W niedzielę odbyła się w Paryżu konferencja przedstawicieli 70 państw. Jej celem było wypracowanie sytuacji, w której Izrael i Autonomia Palestyńska wrócą do negocjacji, których celem byłoby rozwiązanie dwupaństwowe w regionie. Polskę podczas konferencji reprezentował Minister Spraw Zagranicznych Witold Waszczykowski.
Premier Netanjahu określił to spotkanie jako „bezużyteczne”. – Ta konferencja – oświadczył – to jeden z ostatnich skurczów wczorajszego świata. Świat jutra jest zupełnie inny, i właśnie nadchodzi.

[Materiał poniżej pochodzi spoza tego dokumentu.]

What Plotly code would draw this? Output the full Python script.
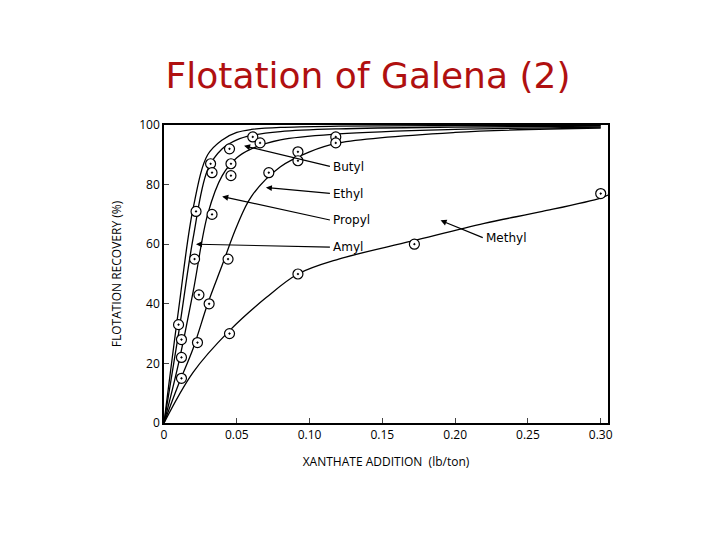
import plotly.graph_objects as go

# measured points
amyl_x = [0.010, 0.022, 0.032, 0.045, 0.061]
amyl_y = [33, 71, 87, 92, 96]
butyl_x = [0.012, 0.021, 0.033, 0.046, 0.066, 0.118]
butyl_y = [28, 55, 84, 87, 94, 96]
propyl_x = [0.012, 0.024, 0.033, 0.046, 0.092, 0.118]
propyl_y = [22, 43, 70, 83, 91, 94]
ethyl_x = [0.012, 0.023, 0.031, 0.044, 0.072, 0.092]
ethyl_y = [15, 27, 40, 55, 84, 88]
methyl_x = [0.045, 0.092, 0.172, 0.300]
methyl_y = [30, 50, 60, 77]

# fitted curves
amyl_cx = [0, 0.01, 0.02, 0.03, 0.04, 0.05, 0.06, 0.08, 0.12, 0.2, 0.3]
amyl_cy = [0, 38, 72, 90, 95, 97.5, 98.5, 99.2, 99.6, 99.8, 99.9]
butyl_cx = [0, 0.01, 0.02, 0.03, 0.04, 0.05, 0.06, 0.08, 0.12, 0.2, 0.3]
butyl_cy = [0, 30, 62, 85, 92, 95, 96.5, 97.8, 98.7, 99.3, 99.6]
propyl_cx = [0, 0.01, 0.02, 0.03, 0.04, 0.05, 0.06, 0.08, 0.12, 0.2, 0.3]
propyl_cy = [0, 20, 44, 70, 83, 89, 92, 95, 97, 98.5, 99.3]
ethyl_cx = [0, 0.01, 0.02, 0.03, 0.04, 0.05, 0.06, 0.08, 0.1, 0.12, 0.2, 0.3]
ethyl_cy = [0, 13, 25, 40, 53, 66, 76, 86, 91, 94, 97.5, 99]
methyl_cx = [0, 0.02, 0.045, 0.07, 0.092, 0.12, 0.17, 0.22, 0.26, 0.3, 0.305]
methyl_cy = [0, 17, 31, 42, 50, 55, 61, 67, 71, 75.5, 76.5]

fig = go.Figure()
for cx, cy in [(amyl_cx, amyl_cy), (butyl_cx, butyl_cy), (propyl_cx, propyl_cy),
               (ethyl_cx, ethyl_cy), (methyl_cx, methyl_cy)]:
    fig.add_trace(go.Scatter(x=cx, y=cy, mode="lines", line=dict(color="black", width=1.3, shape="spline"),
                             hoverinfo="skip"))
for px, py in [(amyl_x, amyl_y), (butyl_x, butyl_y), (propyl_x, propyl_y), (ethyl_x, ethyl_y), (methyl_x, methyl_y)]:
    fig.add_trace(go.Scatter(x=px, y=py, mode="markers",
                             marker=dict(symbol="circle-dot", size=10, color="white",
                                         line=dict(color="black", width=1.2))))

labels = [("Butyl", 0.115, 86, 0.055, 93), ("Ethyl", 0.115, 77, 0.070, 79),
          ("Propyl", 0.115, 68, 0.040, 76), ("Amyl", 0.115, 59, 0.022, 60),
          ("Methyl", 0.22, 62, 0.19, 68)]
for t, tx, ty, ax_, ay_ in labels:
    fig.add_annotation(x=ax_, y=ay_, ax=tx, ay=ty, axref="x", ayref="y", text="",
                       showarrow=True, arrowhead=2, arrowsize=1, arrowwidth=1.2, arrowcolor="black")
    fig.add_annotation(x=tx, y=ty, text=t, showarrow=False, xanchor="left",
                       font=dict(family="DejaVu Sans", size=12, color="black"))

fig.update_layout(
    width=720, height=540, showlegend=False, plot_bgcolor="white", paper_bgcolor="white",
    margin=dict(l=156, r=120, t=117, b=125),
    title=dict(text="Flotation of Galena (2)", x=0.5, y=0.875, xanchor="center", yanchor="middle",
               font=dict(family="DejaVu Sans", size=36, color="#b01010")),
    xaxis=dict(range=[0, 0.305], tickvals=[0, 0.05, 0.10, 0.15, 0.20, 0.25, 0.30],
               ticktext=["0", "0.05", "0.10", "0.15", "0.20", "0.25", "0.30"],
               ticks="inside", showgrid=False, zeroline=False, showline=True, mirror=True,
               linecolor="black", linewidth=1.5, tickfont=dict(size=12, color="black"),
               title=dict(text="XANTHATE ADDITION  (lb/ton)", font=dict(size=12, color="black"))),
    yaxis=dict(range=[0, 100], tickvals=[0, 20, 40, 60, 80, 100],
               ticks="inside", showgrid=False, zeroline=False, showline=True, mirror=True,
               linecolor="black", linewidth=1.5, tickfont=dict(size=12, color="black"),
               title=dict(text="FLOTATION RECOVERY (%)", font=dict(size=12, color="black"))),
)
fig.write_html("out.html")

Przedstawiciel Izraela w ONZ, ambasador Danny Danon, również skrytykował konferencję, twierdząc, że „jest do tego stopnia oderwana od rzeczywistości, iż wspiera palestyński obstrukcjonizm zamiast dążyć do pokoju”.
W tym samym czasie prezydent Autonomii Palestyńskiej Mahmud Abbas, otwierając ambasadę w Watykanie, podziękował prezydentowi Hollande i rządowi francuskiemu za „podjęcie konkretnych działań, które doprowadzą do przestrzegania prawa międzynarodowego i rezolucji ONZ”.
Uczestnicy paryskiej konferencji oświadczyli, że „są przekonani, iż powstanie dwóch państw, Izraela i Palestyny, istniejących obok siebie w pokoju i bezpieczeństwie to jedyny sposób na osiągnięcie pokoju”
Jednym z tematów omawianych podczas konferencji była sytuacja w Strefie Gazy, zarówno pod kątem bezpieczeństwa, jak i sytuacji humanitarnej.